We can learn how to be good at mindfulness just by watching what our dogs do and how they live their lives.
Yes this is a parenting blog, so why would we be talking about dogs? Just bear with us!
Let’s start with ‘mindfulness’. I’m sure you have all heard of mindfulness. There has been a lot of hype around it in the past couple of years. Many news outlets and social media pages spruiking the benefits of mindfulness. There has been a surge in the number of apps offering mindfulness exercises, there is now a global ‘Mindfulness in May’ fundraising campaign, and there has been a number of reputable studies reporting the benefits of mindfulness-based practices. But what exactly is mindfulness?
What is mindfulness?
Mindfulness is about bringing our full attention to the present moment, with openness and without making judgements. It is simply about being aware of what is happening within our body and surroundings. It means that we’re not thinking about the past or worrying about the future; we’re paying attention only to the present moment.
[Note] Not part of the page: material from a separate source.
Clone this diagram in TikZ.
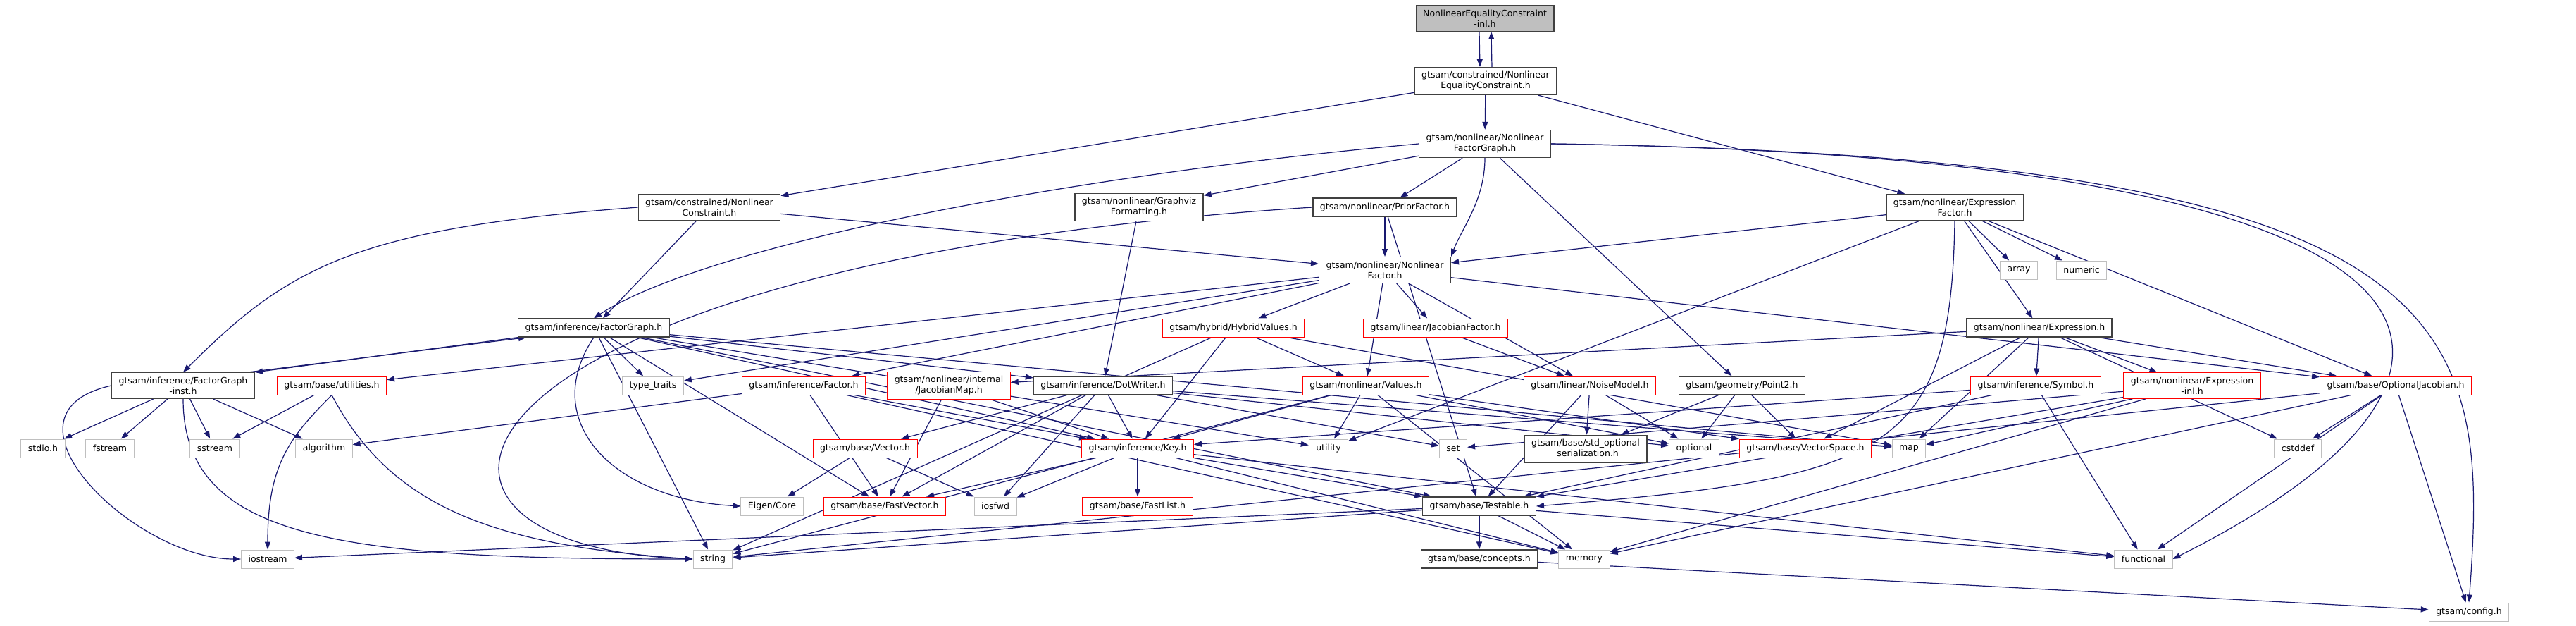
\documentclass[tikz,border=0pt]{standalone}
\usepackage{fontspec}
\setmainfont{DejaVu Sans}
\usetikzlibrary{arrows.meta,backgrounds}
\definecolor{edgeblue}{HTML}{191970}
\definecolor{boxblack}{HTML}{404040}
\definecolor{boxgray}{HTML}{BFBFBF}
\definecolor{boxred}{HTML}{FF0000}
\tikzset{
  file/.style={draw=boxblack, fill=white, line width=1.3pt, inner xsep=10pt, inner ysep=6pt,
    minimum height=26pt, align=center, font=\fontsize{12.5}{15}\selectfont},
  trunc/.style={file, draw=boxred, line width=1pt},
  sys/.style={file, draw=boxgray, line width=1pt},
  focus/.style={file, fill=boxgray},
  dep/.style={draw=edgeblue, line width=1.2pt, -{Triangle[length=11pt,width=8pt]}}
}
\begin{document}
\begin{tikzpicture}[x=1pt, y=-1pt]
    \useasboundingbox (0,0) rectangle (3657,887);

    % Draw the file itself and its direct includes
    \node[focus] (root) at (2108, 26) {NonlinearEqualityConstraint\\-inl.h};
    \node[file] (nech) at (2109, 115) {gtsam/constrained/Nonlinear\\EqualityConstraint.h};
    \node[file] (nlfg) at (2108, 204) {gtsam/nonlinear/Nonlinear\\FactorGraph.h};

    % Draw nodes for the third row
    \node[file] (nc) at (1007, 294) {gtsam/constrained/Nonlinear\\Constraint.h};
    \node[file] (gviz) at (1617, 294) {gtsam/nonlinear/Graphviz\\Formatting.h};
    \node[file] (prior) at (1966, 294) {gtsam/nonlinear/PriorFactor.h};
    \node[file] (exprf) at (2775, 294) {gtsam/nonlinear/Expression\\Factor.h};
    \node[file] (nlf) at (1966, 383) {gtsam/nonlinear/Nonlinear\\Factor.h};
    \node[sys] (array) at (2866, 383) {array};
    \node[sys] (numeric) at (2955, 383) {numeric};

    % Draw nodes for the middle rows
    \node[file] (fg) at (843, 465) {gtsam/inference/FactorGraph.h};
    \node[trunc] (hybv) at (1751, 465) {gtsam/hybrid/HybridValues.h};
    \node[trunc] (jacf) at (2038, 465) {gtsam/linear/JacobianFactor.h};
    \node[file] (expr) at (2895, 465) {gtsam/nonlinear/Expression.h};

    \node[file] (fginst) at (260, 547) {gtsam/inference/FactorGraph\\-inst.h};
    \node[trunc] (util) at (471, 547) {gtsam/base/utilities.h};
    \node[sys] (typetr) at (927, 547) {type\_traits};
    \node[trunc] (factor) at (1141, 547) {gtsam/inference/Factor.h};
    \node[trunc] (jmap) at (1347, 547) {gtsam/nonlinear/internal\\/JacobianMap.h};
    \node[file] (dotw) at (1566, 547) {gtsam/inference/DotWriter.h};
    \node[trunc] (values) at (1939, 547) {gtsam/nonlinear/Values.h};
    \node[trunc] (noise) at (2257, 547) {gtsam/linear/NoiseModel.h};
    \node[file] (pt2) at (2473, 547) {gtsam/geometry/Point2.h};
    \node[trunc] (symbol) at (2890, 547) {gtsam/inference/Symbol.h};
    \node[trunc] (exprinl) at (3112, 547) {gtsam/nonlinear/Expression\\-inl.h};
    \node[trunc] (optjac) at (3401, 547) {gtsam/base/OptionalJacobian.h};

    % Draw nodes for the lower rows
    \node[sys] (stdio) at (61, 636) {stdio.h};
    \node[sys] (fstream) at (156, 636) {fstream};
    \node[sys] (sstream) at (305, 636) {sstream};
    \node[sys] (algo) at (460, 636) {algorithm};
    \node[trunc] (vector) at (1228, 636) {gtsam/base/Vector.h};
    \node[trunc] (key) at (1615, 636) {gtsam/inference/Key.h};
    \node[sys] (utility) at (1886, 636) {utility};
    \node[sys] (set) at (2063, 636) {set};
    \node[file] (stdopt) at (2251, 637) {gtsam/base/std\_optional\\\_serialization.h};
    \node[sys] (optional) at (2405, 636) {optional};
    \node[trunc] (vspace) at (2563, 636) {gtsam/base/VectorSpace.h};
    \node[sys] (map) at (2710, 636) {map};
    \node[sys] (cstddef) at (3262, 636) {cstddef};

    \node[sys] (eigen) at (1096, 718) {Eigen/Core};
    \node[trunc] (fastvec) at (1256, 718) {gtsam/base/FastVector.h};
    \node[sys] (iosfwd) at (1413, 718) {iosfwd};
    \node[trunc] (fastlist) at (1615, 718) {gtsam/base/FastList.h};
    \node[file] (testable) at (2100, 718) {gtsam/base/Testable.h};

    \node[sys] (iostream) at (380, 793) {iostream};
    \node[sys] (string) at (1012, 793) {string};
    \node[file] (concepts) at (2100, 793) {gtsam/base/concepts.h};
    \node[sys] (memory) at (2249, 793) {memory};
    \node[sys] (functional) at (3043, 793) {functional};
    \node[sys] (config) at (3505, 868) {gtsam/config.h};

    \begin{pgfonlayer}{background}
    % Draw edges from the top files
    \draw[dep] ([xshift=-8pt]root.south) -- ([xshift=-8pt]nech.north);
    \draw[dep] ([xshift=9pt]nech.north) -- ([xshift=9pt]root.south);
    \draw[dep] (nech) -- (nc);
    \draw[dep] (nech) -- (nlfg);
    \draw[dep] (nech) -- (exprf);
    \draw[dep] (nlfg.west) .. controls +(-511,46) and +(157,-102) .. (fg.north);
    \draw[dep] (nlfg) -- (gviz);
    \draw[dep] (nlfg) -- (prior);
    \draw[dep] (nlfg.south) .. controls +(0,60) and +(15,-40) .. (nlf.north east);
    \draw[dep] (nlfg) -- (pt2);
    \draw[dep] (nlfg.east) .. controls +(1400,20) and +(500,-250) .. (functional.east);
    \draw[dep] (nlfg.east) .. controls +(1300,20) and +(30,-400) .. (config.north);

    % Draw edges of the third row
    \draw[dep] (nc) -- (fg);
    \draw[dep] (nc.west) .. controls +(-400,30) and +(150,-150) .. (fginst.north);
    \draw[dep] (nc) -- (nlf);
    \draw[dep] (gviz) -- (dotw);
    \draw[dep] (prior) -- (nlf);
    \draw[dep] (prior.west) .. controls +(-1250,80) and +(-500,-20) .. (string.west);
    \draw[dep] (prior) -- (testable);
    \draw[dep] (exprf) -- (nlf);
    \draw[dep] (exprf) -- (expr);
    \draw[dep] (exprf) -- (array);
    \draw[dep] (exprf) -- (numeric);
    \draw[dep] (exprf) -- (utility);
    \draw[dep] (exprf.south) .. controls +(-5,330) and +(500,-40) .. (testable.east);
    \draw[dep] (exprf) -- (optjac);
    \draw[dep] (nlf) -- (factor);
    \draw[dep] (nlf) -- (util);
    \draw[dep] (nlf) -- (typetr);
    \draw[dep] (nlf) -- (hybv);
    \draw[dep] (nlf) -- (values);
    \draw[dep] (nlf) -- (jacf);
    \draw[dep] (nlf) -- (noise);
    \draw[dep] (nlf) -- (optjac);

    % Draw edges of the middle rows
    \draw[dep] (fg.south west) -- (fginst.north east);
    \draw[dep] ([xshift=-10pt]fginst.north east) -- ([xshift=12pt]fg.south west);
    \draw[dep] (fg) -- (typetr);
    \draw[dep] (fg) -- (dotw);
    \draw[dep] (fg) -- (key);
    \draw[dep] (fg) -- (fastvec);
    \draw[dep] (fg) -- (testable);
    \draw[dep] (fg.south) .. controls +(-80,120) and +(-180,-10) .. (eigen.west);
    \draw[dep] (fg) -- (string);
    \draw[dep] (fg) -- (utility);
    \draw[dep] (fg) -- (map);
    \draw[dep] (hybv) -- (values);
    \draw[dep] (hybv) -- (key);
    \draw[dep] (hybv) -- (map);
    \draw[dep] (hybv) -- (string);
    \draw[dep] (jacf) -- (noise);
    \draw[dep] (expr) -- (symbol);
    \draw[dep] (expr) -- (exprinl);
    \draw[dep] (expr) -- (optjac);
    \draw[dep] (expr) -- (cstddef);
    \draw[dep] (expr) -- (map);
    \draw[dep] (expr) -- (vspace);
    \draw[dep] (expr) -- (jmap);

    \draw[dep] (fginst) -- (stdio);
    \draw[dep] (fginst) -- (fstream);
    \draw[dep] (fginst) -- (sstream);
    \draw[dep] (fginst) -- (algo);
    \draw[dep] (fginst.west) .. controls +(-180,40) and +(-150,0) .. (iostream.west);
    \draw[dep] (fginst.south) .. controls +(0,200) and +(-500,0) .. (string.west);
    \draw[dep] (util) -- (sstream);
    \draw[dep] (util.south) .. controls +(-60,60) and +(0,-120) .. (iostream.north);
    \draw[dep] (util.south) .. controls +(80,150) and +(-300,-20) .. (string.west);
    \draw[dep] (factor) -- (algo);
    \draw[dep] (factor) -- (key);
    \draw[dep] (factor) -- (fastvec);
    \draw[dep] (factor) -- (memory);
    \draw[dep] (jmap) -- (key);
    \draw[dep] (jmap) -- (fastvec);
    \draw[dep] (dotw) -- (vector);
    \draw[dep] (dotw) -- (key);
    \draw[dep] (dotw) -- (fastvec);
    \draw[dep] (dotw) -- (iosfwd);
    \draw[dep] (dotw) -- (set);
    \draw[dep] (dotw) -- (optional);
    \draw[dep] (dotw) -- (map);
    \draw[dep] (values) -- (key);
    \draw[dep] (values) -- (utility);
    \draw[dep] (values) -- (string);
    \draw[dep] (values) -- (memory);
    \draw[dep] (values) -- (optional);
    \draw[dep] (values) -- (vspace);
    \draw[dep] (noise) -- (testable);
    \draw[dep] (noise) -- (stdopt);
    \draw[dep] (noise) -- (optional);
    \draw[dep] (pt2) -- (stdopt);
    \draw[dep] (pt2) -- (optional);
    \draw[dep] (pt2) -- (vspace);
    \draw[dep] (symbol) -- (key);
    \draw[dep] (symbol) -- (functional);
    \draw[dep] (symbol) -- (testable);
    \draw[dep] (exprinl) -- (map);
    \draw[dep] (exprinl) -- (memory);
    \draw[dep] (exprinl) -- (set);
    \draw[dep] (exprinl) -- (testable);
    \draw[dep] (optjac) -- (cstddef);
    \draw[dep] (optjac) -- (functional);
    \draw[dep] (optjac) -- (config);
    \draw[dep] (optjac) -- (memory);
    \draw[dep] (optjac) -- (string);

    % Draw edges of the lower rows
    \draw[dep] (vector) -- (eigen);
    \draw[dep] (vector) -- (iosfwd);
    \draw[dep] (key) -- (fastvec);
    \draw[dep] (key) -- (iosfwd);
    \draw[dep] (key) -- (fastlist);
    \draw[dep] (key) -- (testable);
    \draw[dep] (key) -- (memory);
    \draw[dep] (key) -- (functional);
    \draw[dep] (testable) -- (concepts);
    \draw[dep] (testable) -- (memory);
    \draw[dep] (testable) -- (functional);
    \draw[dep] (testable) -- (iostream);
    \draw[dep] (testable) -- (string);
    \draw[dep] (concepts) -- (config);
    \end{pgfonlayer}
\end{tikzpicture}
\end{document}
Have you tried doing a mindfulness exercise?
If not, try this: sit comfortably, and take a couple of deep breaths. Then reach up and touch your finger to your nose—when you recognize that sensation, which happens automatically and without effort, you are mindful of it. This is different from getting wrapped up in feelings and thoughts like “I am touching my nose” or “This feels silly” or “I’m not sure if I’m doing it right.” It’s just being aware of the bare sensation of touch. That’s mindfulness of body sensation.
Seems easy, right? It is – and it isn’t.
Why mindfulness might not be working?
If you have tried doing mindfulness, did you find it helpful? If you did, great! However, many of us can find mindfulness to be hard to do, or not helpful at all. Why is that, you might ask?
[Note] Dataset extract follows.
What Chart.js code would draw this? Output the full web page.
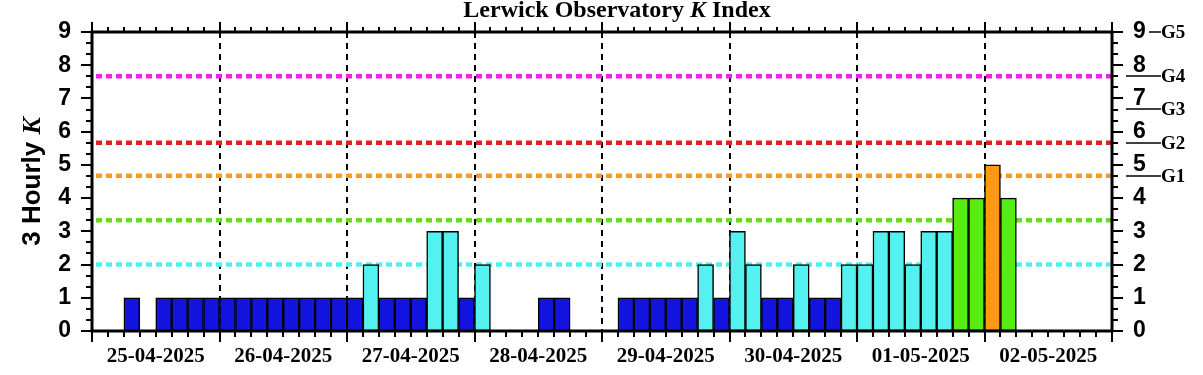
<!DOCTYPE html>
<html>
<head>
<meta charset="utf-8">
<script src="https://cdn.jsdelivr.net/npm/chart.js@4.4.0/dist/chart.umd.min.js"></script>
<style>
  html, body { margin: 0; padding: 0; background: #fff; }
  canvas { display: block; }
</style>
</head>
<body>
<canvas id="kchart" width="1203" height="375"></canvas>
<script>
// day labels, one per day, 8 three-hour slots per day
const dayLabels = ["25-04-2025", "26-04-2025", "27-04-2025", "28-04-2025",
                   "29-04-2025", "30-04-2025", "01-05-2025", "02-05-2025"];

// 3-hourly K values, null = no data
const kValues = [
  null, null, 1, null, 1, 1, 1, 1,
  1, 1, 1, 1, 1, 1, 1, 1,
  1, 2, 1, 1, 1, 3, 3, 1,
  2, null, null, null, 1, 1, null, null,
  null, 1, 1, 1, 1, 1, 2, 1,
  3, 2, 1, 1, 2, 1, 1, 2,
  2, 3, 3, 2, 3, 3, 4, 4,
  5, 4, null, null, null, null, null, null
];

// storm threshold lines
const thresholdValues = [2, 3.33, 4.67, 5.67, 7.67];
const thresholdColors = ["#55eeee", "#66dd22", "#ff9922", "#dd2222", "#ee22ee"];

// G-scale markers on the right axis
const gLevels = [4.67, 5.67, 6.67, 7.67, 9];
const gNames = ["G1", "G2", "G3", "G4", "G5"];

const yTicks = [0, 1, 2, 3, 4, 5, 6, 7, 8, 9];

function barColor(v) {
  if (v <= 1) return "#1414e0";
  if (v <= 3) return "#55f0f0";
  if (v == 4) return "#55ee11";
  if (v == 5) return "#ff9911";
  return "#ee2222";
}

const slots = kValues.length;

const lineSets = thresholdValues.map((t, i) => ({
  type: "line",
  data: [{x: 0, y: t}, {x: slots, y: t}],
  borderColor: thresholdColors[i],
  borderWidth: 4.5,
  borderDash: [6, 4],
  borderDashOffset: -4,
  pointRadius: 0,
  order: 2
}));

const framePlugin = {
  id: "frame",
  beforeDatasetsDraw(chart) {
    const ctx = chart.ctx, a = chart.chartArea, x = chart.scales.x;
    ctx.save();
    ctx.strokeStyle = "#000";
    ctx.lineWidth = 2;
    ctx.setLineDash([6, 5]);
    for (let d = 1; d < dayLabels.length; d++) {
      const px = Math.round(x.getPixelForValue(d * 8));
      ctx.beginPath();
      ctx.moveTo(px, a.top);
      ctx.lineTo(px, a.bottom);
      ctx.stroke();
    }
    ctx.restore();
  },
  afterDraw(chart) {
    const ctx = chart.ctx, a = chart.chartArea;
    const x = chart.scales.x, y = chart.scales.y;
    ctx.save();
    ctx.strokeStyle = "#000";
    ctx.lineWidth = 2;
    ctx.beginPath();
    // left / right ticks
    for (let k = 0; k <= 27; k++) {
      const py = Math.round(y.getPixelForValue(k / 3));
      const len = k % 3 == 0 ? 11 : 6;
      ctx.moveTo(a.left - len, py); ctx.lineTo(a.left, py);
      ctx.moveTo(a.right, py); ctx.lineTo(a.right + len, py);
    }
    // top / bottom ticks
    for (let i = 0; i <= slots; i++) {
      const px = Math.round(x.getPixelForValue(i));
      const major = i % 8 == 0;
      ctx.moveTo(px, a.top - (major ? 10 : 5)); ctx.lineTo(px, a.top + (major ? 5 : 0));
      ctx.moveTo(px, a.bottom); ctx.lineTo(px, a.bottom + (major ? 11 : 6));
    }
    ctx.stroke();
    ctx.lineWidth = 3;
    ctx.strokeRect(a.left, a.top, a.right - a.left, a.bottom - a.top);

    // G scale
    ctx.lineWidth = 1.5;
    ctx.font = "bold 19px 'Liberation Serif'";
    ctx.fillStyle = "#000";
    ctx.textBaseline = "middle";
    ctx.textAlign = "left";
    gLevels.forEach((g, i) => {
      const py = Math.round(y.getPixelForValue(g));
      const x0 = i == gLevels.length - 1 ? a.right + 37 : a.right + 14;
      ctx.beginPath();
      ctx.moveTo(x0, py); ctx.lineTo(a.right + 49, py);
      ctx.stroke();
      ctx.fillText(gNames[i], a.right + 49, py + 1);
    });

    // title with italic K
    const parts = [["Lerwick Observatory ", "bold 24px 'Liberation Serif'"],
                   ["K", "italic bold 24px 'Liberation Serif'"],
                   [" Index", "bold 24px 'Liberation Serif'"]];
    let w = 0;
    parts.forEach(p => { ctx.font = p[1]; w += ctx.measureText(p[0]).width; });
    let tx = (a.left + a.right) / 2 + 15 - w / 2;
    parts.forEach(p => { ctx.font = p[1]; ctx.fillText(p[0], tx, 11); tx += ctx.measureText(p[0]).width; });

    // y title
    ctx.translate(33, (a.top + a.bottom) / 2);
    ctx.rotate(-Math.PI / 2);
    const yparts = [["3 Hourly ", "bold 26px 'Liberation Sans'"],
                    ["K", "italic bold 26px 'Liberation Serif'"]];
    w = 0;
    yparts.forEach(p => { ctx.font = p[1]; w += ctx.measureText(p[0]).width; });
    tx = -w / 2;
    yparts.forEach(p => { ctx.font = p[1]; ctx.fillText(p[0], tx, 0); tx += ctx.measureText(p[0]).width; });
    ctx.restore();
  }
};

const yTickFont = { family: "'Liberation Sans'", size: 23, weight: "bold" };

function fitY(width) {
  return s => { s.width = width; s.paddingTop = 0; s.paddingBottom = 0; };
}

new Chart(document.getElementById("kchart"), {
  type: "bar",
  data: {
    datasets: [{
      data: kValues.map((v, i) => ({x: i + 0.5, y: v})),
      backgroundColor: kValues.map(v => v == null ? "transparent" : barColor(v)),
      borderColor: "#000",
      borderWidth: 1.5,
      borderSkipped: false,
      barPercentage: 1,
      categoryPercentage: 1,
      order: 1
    }].concat(lineSets)
  },
  options: {
    responsive: false,
    animation: false,
    devicePixelRatio: 1,
    layout: { padding: { top: 32, left: 0, right: 0, bottom: 0 } },
    plugins: { legend: { display: false }, tooltip: { enabled: false } },
    scales: {
      x: {
        type: "linear",
        min: 0,
        max: slots,
        offset: false,
        grid: { display: false, drawTicks: false, offset: false },
        border: { display: false },
        afterBuildTicks: s => { s.ticks = dayLabels.map((_, i) => ({value: i * 8 + 4})); },
        afterFit: s => { s.height = 44; s.paddingLeft = 0; s.paddingRight = 0; },
        ticks: {
          autoSkip: false,
          maxRotation: 0,
          padding: 13,
          color: "#000",
          font: { family: "'Liberation Serif'", size: 21, weight: "bold" },
          callback: (v, i) => dayLabels[i]
        }
      },
      y: {
        position: "left",
        min: 0,
        max: 9,
        grid: { display: false, drawTicks: false },
        border: { display: false },
        afterBuildTicks: s => { s.ticks = yTicks.map(v => ({value: v})); },
        afterFit: fitY(92),
        ticks: { padding: 21, color: "#000", font: yTickFont }
      },
      y2: {
        position: "right",
        min: 0,
        max: 9,
        grid: { display: false, drawTicks: false },
        border: { display: false },
        afterBuildTicks: s => { s.ticks = yTicks.map(v => ({value: v})); },
        afterFit: fitY(91),
        ticks: { padding: 21, color: "#000", font: yTickFont }
      }
    }
  },
  plugins: [framePlugin]
});
</script>
</body>
</html>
First of all, it could be because it is so hard to find time in your crazy busy day to focus on doing a mindfulness exercise. Once you’ve managed to put away the dishes, do a load of washing, and find a moment in between sending emails, you might finally sit down in a peaceful, quiet spot and listen to a mindfulness audio track and start thinking to yourself “this isn’t working”, “what am I doing wrong?”, “I’ve got to organise the kids’ lunch”, “what should we have for dinner?”, “I must make sure that I send that email to Jenny”, and then you end up giving up because you are too distracted!
The other thing is you might not think it is working because you are not feeling relaxed during or after doing mindfulness. This is a misconception. People think that mindfulness should make them feel relaxed, but this is not the case. If you think about it, mindfulness is about exploring what is happening in the here and now, whether the experience that arises is pleasant, unpleasant or neutral. So that makes sense, if you are feeling difficult emotions at the time, then the mindfulness session is going to make you aware of those emotions. However, a pleasing by-product of doing mindfulness is that you can feel relaxed afterwards, but it is not the aim of it. So if there is no relaxation occurring, this is another reason why people may not continue practicing mindfulness.
So, if mindfulness is not working for you, it’s not you! It can take a bit of practice to not get hooked on all of those weird and wonderful thoughts that will pop up, and to benefit from it emotionally and psychologically. You also need to remember that doing mindfulness doesn’t mean that your problems will immediately disappear. Mindfulness is not a magic pill, nor is it a “get better fast” program that provides a shortcut to wellbeing. It’s a way of seeing the world that takes practice to develop.
Why practice mindfulness?
So why would you practice mindfulness?
Because there are many benefits, such as:
- reduced ruminations (a decrease in mind churning, where you go over and over something to the nth degree),
- stress reduction,
- being able to focus better,
- it boosts your working memory,
- having less emotional reactivity (i.e. handling difficult emotions better, and feeling more stable emotionally, so not going from 0 to 100 when you are feeling angry or anxious),
- increases cognitive flexibility (not getting so caught up on something that is bothering you, and can help you make better decisions)
- and improves relationships!
What we can learn from dogs about mindfulness
So, here’s the part about dogs that you have been waiting for….
Being at home more often has meant spending more time with my dogs. Recently, I went and sat outside with my dog, and started to take notice of what she was doing. I noticed that she was doing a lot of sniffing; just sniffing the air for whatever she could smell. She would find a nice sunny spot, and stretch out on the soft grass underneath her, and soak up the warmth of the sun. She’d prick her ears, listening to all of the sounds around her; cars driving past, birds chirping, the wind in the trees. She would lick her lips from time to time. She would look around at the birds flying past, or people walking by. And I had this sudden realisation – she is doing ‘mindfulness’. She is noticing what she can see, feel, smell, touch and taste! She is simply aware!
And it made me think that dogs are forever present in the moment; living in the here and now. In fact, they could be considered masters of mindfulness! They are constantly observing what is going on around them. They have this pure awareness of their environment and their own experience. This keeps them alert and focused, and I like to think also really satisfied. My dogs don’t seem to have any worries or concerns, they just live day by day and enjoy whatever comes their way.
So, if one of your life goals is to live more mindfully, why not hang out with a dog!